[Items listed in a dataset]
_ _ _ _

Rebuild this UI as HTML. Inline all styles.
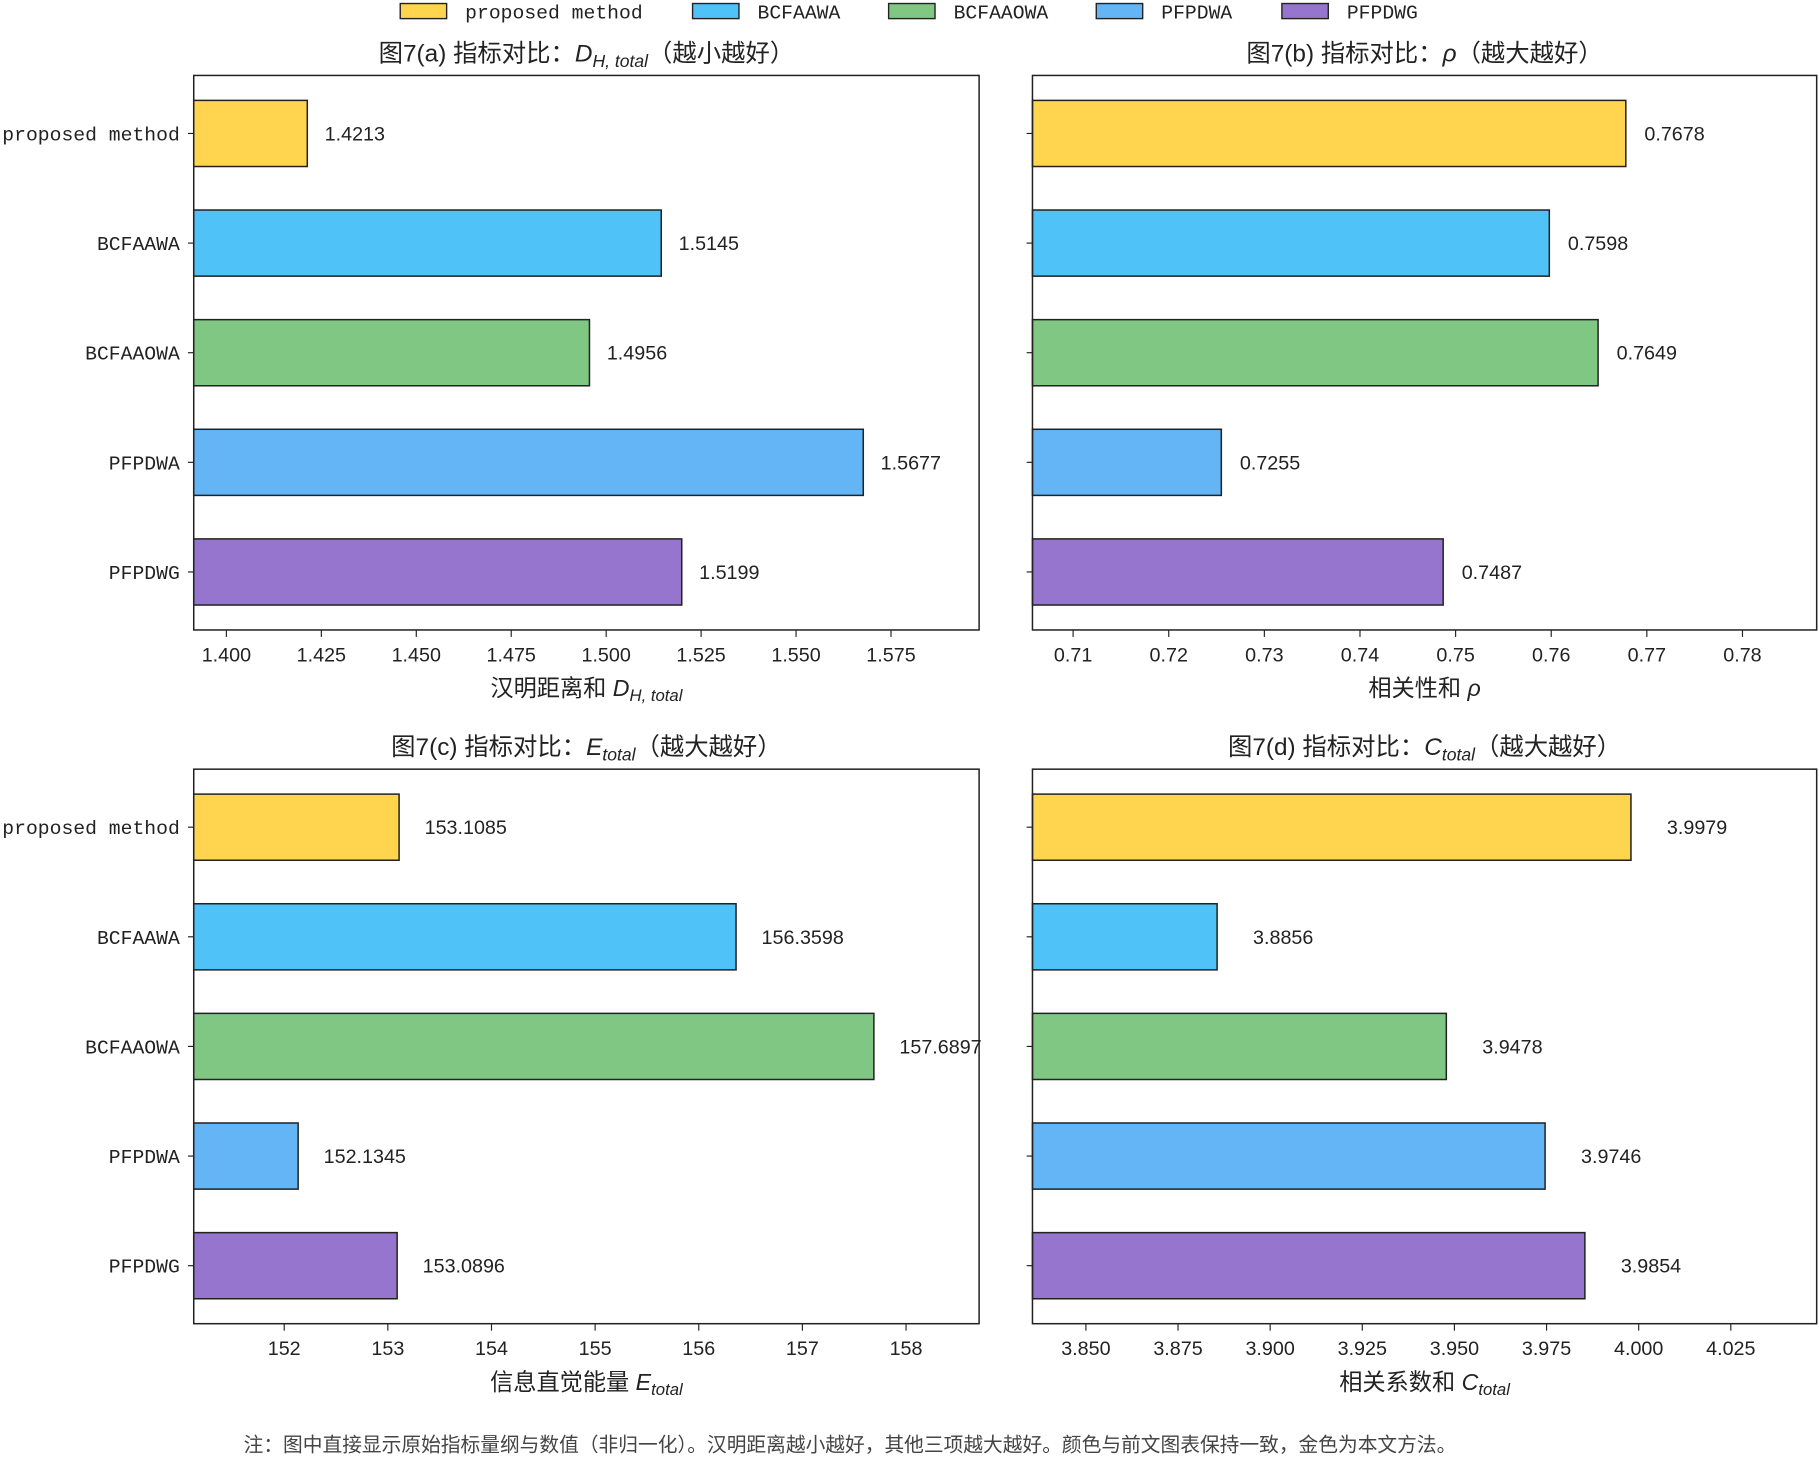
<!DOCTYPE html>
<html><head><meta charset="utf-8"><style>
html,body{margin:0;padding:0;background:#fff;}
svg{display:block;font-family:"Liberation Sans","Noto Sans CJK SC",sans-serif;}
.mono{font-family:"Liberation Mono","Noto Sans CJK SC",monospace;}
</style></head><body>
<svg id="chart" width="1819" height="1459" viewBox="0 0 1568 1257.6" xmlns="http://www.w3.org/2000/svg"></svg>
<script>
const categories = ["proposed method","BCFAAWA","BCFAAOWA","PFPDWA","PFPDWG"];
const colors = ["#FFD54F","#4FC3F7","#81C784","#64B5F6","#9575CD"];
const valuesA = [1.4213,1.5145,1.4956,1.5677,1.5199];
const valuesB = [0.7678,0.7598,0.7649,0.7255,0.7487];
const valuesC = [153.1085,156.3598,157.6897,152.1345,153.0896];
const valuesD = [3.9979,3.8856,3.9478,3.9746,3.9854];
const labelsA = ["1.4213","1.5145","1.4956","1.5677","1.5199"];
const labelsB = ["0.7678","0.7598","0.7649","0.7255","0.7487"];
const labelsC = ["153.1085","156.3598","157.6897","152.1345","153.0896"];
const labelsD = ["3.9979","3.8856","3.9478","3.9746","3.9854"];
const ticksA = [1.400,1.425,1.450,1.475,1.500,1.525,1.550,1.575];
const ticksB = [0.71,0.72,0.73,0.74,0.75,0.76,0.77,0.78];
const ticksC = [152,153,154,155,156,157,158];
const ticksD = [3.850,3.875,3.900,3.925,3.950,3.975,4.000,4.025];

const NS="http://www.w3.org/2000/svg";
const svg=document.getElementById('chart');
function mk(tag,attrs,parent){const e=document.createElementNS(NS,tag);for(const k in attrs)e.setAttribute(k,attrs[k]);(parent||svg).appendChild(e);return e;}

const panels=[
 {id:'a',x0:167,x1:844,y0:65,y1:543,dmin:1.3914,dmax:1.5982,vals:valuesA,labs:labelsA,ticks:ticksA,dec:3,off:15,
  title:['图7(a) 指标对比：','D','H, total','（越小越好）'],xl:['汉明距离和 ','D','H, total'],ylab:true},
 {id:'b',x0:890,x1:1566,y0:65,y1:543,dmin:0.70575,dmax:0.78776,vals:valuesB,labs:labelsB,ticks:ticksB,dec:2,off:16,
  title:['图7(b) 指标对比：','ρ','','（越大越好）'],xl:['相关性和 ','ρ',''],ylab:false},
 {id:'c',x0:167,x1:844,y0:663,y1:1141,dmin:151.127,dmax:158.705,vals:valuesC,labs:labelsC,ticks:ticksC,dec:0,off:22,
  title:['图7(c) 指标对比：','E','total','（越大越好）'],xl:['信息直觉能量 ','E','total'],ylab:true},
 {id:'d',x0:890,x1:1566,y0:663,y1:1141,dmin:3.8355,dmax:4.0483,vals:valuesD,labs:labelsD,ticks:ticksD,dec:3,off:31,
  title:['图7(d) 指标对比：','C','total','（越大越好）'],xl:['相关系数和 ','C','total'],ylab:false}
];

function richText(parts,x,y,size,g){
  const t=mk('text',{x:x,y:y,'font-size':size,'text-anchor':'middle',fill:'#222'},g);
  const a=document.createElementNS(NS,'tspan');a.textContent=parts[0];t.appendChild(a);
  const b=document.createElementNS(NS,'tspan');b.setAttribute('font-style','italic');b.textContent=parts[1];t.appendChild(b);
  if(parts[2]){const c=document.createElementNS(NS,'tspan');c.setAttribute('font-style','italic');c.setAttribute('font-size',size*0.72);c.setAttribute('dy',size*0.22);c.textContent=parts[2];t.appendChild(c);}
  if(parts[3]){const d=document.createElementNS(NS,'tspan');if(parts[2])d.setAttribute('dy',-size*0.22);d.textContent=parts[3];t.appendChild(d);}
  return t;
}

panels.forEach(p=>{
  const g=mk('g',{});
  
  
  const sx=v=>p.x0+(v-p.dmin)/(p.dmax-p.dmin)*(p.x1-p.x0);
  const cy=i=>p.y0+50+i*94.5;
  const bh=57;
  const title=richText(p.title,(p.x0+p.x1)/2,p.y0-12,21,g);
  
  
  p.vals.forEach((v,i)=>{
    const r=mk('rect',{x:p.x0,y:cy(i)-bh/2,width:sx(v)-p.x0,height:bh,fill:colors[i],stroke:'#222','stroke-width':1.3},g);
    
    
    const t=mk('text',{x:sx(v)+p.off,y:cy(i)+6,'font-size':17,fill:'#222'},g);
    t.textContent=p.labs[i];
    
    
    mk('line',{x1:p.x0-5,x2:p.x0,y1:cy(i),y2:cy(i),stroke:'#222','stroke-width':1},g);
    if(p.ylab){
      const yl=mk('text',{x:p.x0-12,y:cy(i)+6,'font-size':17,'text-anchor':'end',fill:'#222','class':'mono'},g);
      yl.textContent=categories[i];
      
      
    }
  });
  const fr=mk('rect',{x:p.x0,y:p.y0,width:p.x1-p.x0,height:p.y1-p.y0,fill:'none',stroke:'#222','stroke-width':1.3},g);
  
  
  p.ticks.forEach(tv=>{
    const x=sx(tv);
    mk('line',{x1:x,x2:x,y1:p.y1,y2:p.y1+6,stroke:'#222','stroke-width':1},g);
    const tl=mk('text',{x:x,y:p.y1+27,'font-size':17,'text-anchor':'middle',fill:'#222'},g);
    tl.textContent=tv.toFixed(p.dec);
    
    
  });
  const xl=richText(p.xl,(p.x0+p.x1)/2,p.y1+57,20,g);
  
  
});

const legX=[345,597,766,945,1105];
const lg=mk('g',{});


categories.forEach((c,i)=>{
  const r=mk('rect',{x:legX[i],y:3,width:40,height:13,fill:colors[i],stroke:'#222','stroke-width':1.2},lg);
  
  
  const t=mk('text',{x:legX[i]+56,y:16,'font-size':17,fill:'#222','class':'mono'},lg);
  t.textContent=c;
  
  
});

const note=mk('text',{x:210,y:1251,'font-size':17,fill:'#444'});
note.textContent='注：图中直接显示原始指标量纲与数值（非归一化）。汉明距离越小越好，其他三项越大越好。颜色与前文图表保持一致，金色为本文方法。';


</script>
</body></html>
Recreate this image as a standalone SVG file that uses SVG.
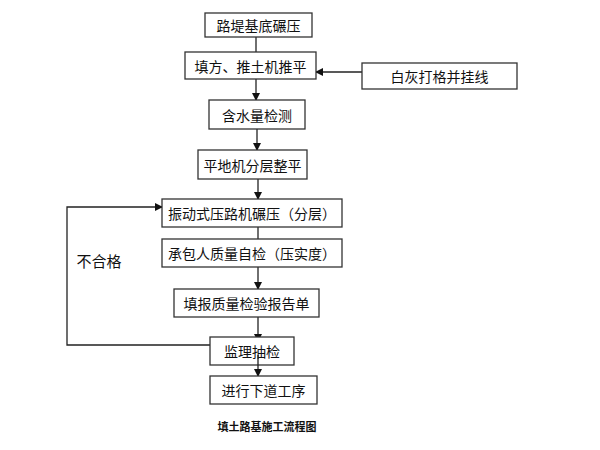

_ _ _ _

Problem to work on:
All lines from the start of the entries through the one with "ticksD = [3.850,3.875,3.900,3.925,3.950,3.975,4.000,4.025];" are to be output exactly; omit the pictures.

Result:
Rebuild this UI as HTML. Inline all styles.
<!DOCTYPE html>
<html><head><meta charset="utf-8"><style>
html,body{margin:0;padding:0;background:#fff;}
svg{display:block;font-family:"Liberation Sans","Noto Sans CJK SC",sans-serif;}
.mono{font-family:"Liberation Mono","Noto Sans CJK SC",monospace;}
</style></head><body>
<svg id="chart" width="1819" height="1459" viewBox="0 0 1568 1257.6" xmlns="http://www.w3.org/2000/svg"></svg>
<script>
const categories = ["proposed method","BCFAAWA","BCFAAOWA","PFPDWA","PFPDWG"];
const colors = ["#FFD54F","#4FC3F7","#81C784","#64B5F6","#9575CD"];
const valuesA = [1.4213,1.5145,1.4956,1.5677,1.5199];
const valuesB = [0.7678,0.7598,0.7649,0.7255,0.7487];
const valuesC = [153.1085,156.3598,157.6897,152.1345,153.0896];
const valuesD = [3.9979,3.8856,3.9478,3.9746,3.9854];
const labelsA = ["1.4213","1.5145","1.4956","1.5677","1.5199"];
const labelsB = ["0.7678","0.7598","0.7649","0.7255","0.7487"];
const labelsC = ["153.1085","156.3598","157.6897","152.1345","153.0896"];
const labelsD = ["3.9979","3.8856","3.9478","3.9746","3.9854"];
const ticksA = [1.400,1.425,1.450,1.475,1.500,1.525,1.550,1.575];
const ticksB = [0.71,0.72,0.73,0.74,0.75,0.76,0.77,0.78];
const ticksC = [152,153,154,155,156,157,158];
const ticksD = [3.850,3.875,3.900,3.925,3.950,3.975,4.000,4.025];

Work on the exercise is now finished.